Four survivors are now demanding that she step down. They will not rejoin the inquiry until she does so. Goddard, who was abused by a Bradford-based grooming gang, speaks of how hurt she is by the safeguarding minister’s attempts to brief against her (Phillips says she has ‘spoken to Fiona Goddard many times, and I will continue that relationship with her, should that be what she wishes’).

Phillips is learning that activism doesn’t mesh easily with reality. She was an excellent advocate for women and girls when this demanded media appearances and speeches in the Commons. But when tasked with actually doing something, she has fallen short. 

So what happened? Philips has always held a strikingly simple view of sexism. She believes in a nebulous ‘patriarchy’, fuelled by the media and rape culture, responsible for almost all injustices against women and girls. Grooming gangs, and the racial and cultural elements which uniquely affect these cases, don’t fit comfortably in this worldview. 

Phillips, above many other MPs, should recognise this. During her general election campaign, she experienced horrific abuse at the hands of campaigners for an Independent Muslim MP campaigning on a pro-Gaza platform. But she never acknowledged the relationship between her experience and radical Islam.

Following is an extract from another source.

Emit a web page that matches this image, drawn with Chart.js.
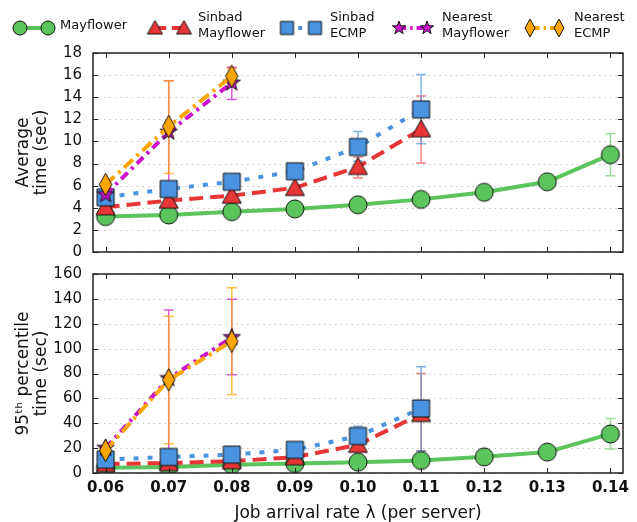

In her view, it seems, the abusers were just men, operating in the context of the patriarchy. In one interview, she claimed: ‘The fact that they were Muslim is not significant, because the Muslim men in my constituency do not behave like this. They did it because they were idiots, not because they were Muslims.’

Perhaps decades of intersectional fourth wave feminism have rendered Phillips blind to the racial elements of certain types of misogyny. Or maybe she is simply keenly aware of how much she needs the Muslim vote to hold on to her parliamentary seat, which she won by 693 votes. Birmingham Yardley was 45 per cent Muslim in 2021. That number will have increased dramatically by 2029.

This has left her unable to confront the reality of grooming gangs. An inquiry will no doubt identify a link between men of Pakistani heritage and group localised child sexual exploitation. When Louise Casey carried out her ‘audit of group-based child sexual exploitation and abuse’ (a smaller inquiry commissioned by Labour in January to try and avoid the need for a national investigation), she concluded that in the police forces examined there is ‘clear evidence of over-representation among suspects of Asian and Pakistani heritage men’. One victim was told by her rapist that ‘we’re here to fuck all the white girls and fuck the government’. 

The past 18 weeks have shown that Phillips is not prepared to preside over such an inquiry. I imagine this is why survivors have witnessed persistent efforts to widen the scope. Victims of sexual abuse who were not groomed by gangs have been asked to sit on the liaison panel. If the remit were to be broadened to include non-grooming gang related crimes, any religious and ethnicity related conclusions would be obscured. 

This is meant to be an inquiry into ‘grooming gangs.’ So why weren’t all the survivors chosen for the liaison panels apparently victims of grooming gangs? And why were they asked if they would like to widen the scope to other types of abuse? Fiona Goddard, after taking the decision to resign, noted that ‘this is being manipulated away from what it was supposed to be and it’s unfair’. There has already been a wide-reaching inquiry into all types of child sexual abuse – The Independent Inquiry into Child Sexual Abuse, published in 2022 – but grooming gangs have never received the same attention.

Starmer has made it clear that he is behind Phillips. She will continue to lead the inquiry, and survivors are therefore likely to be let down once again. It would be a mistake to look at Phillips’s political career and conclude that she doesn’t care about domestic abuse and sexual violence. But in government, shouting and pointing won’t solve anything. You need to be clear-headed and make difficult decisions. Philips has found this out the hard way.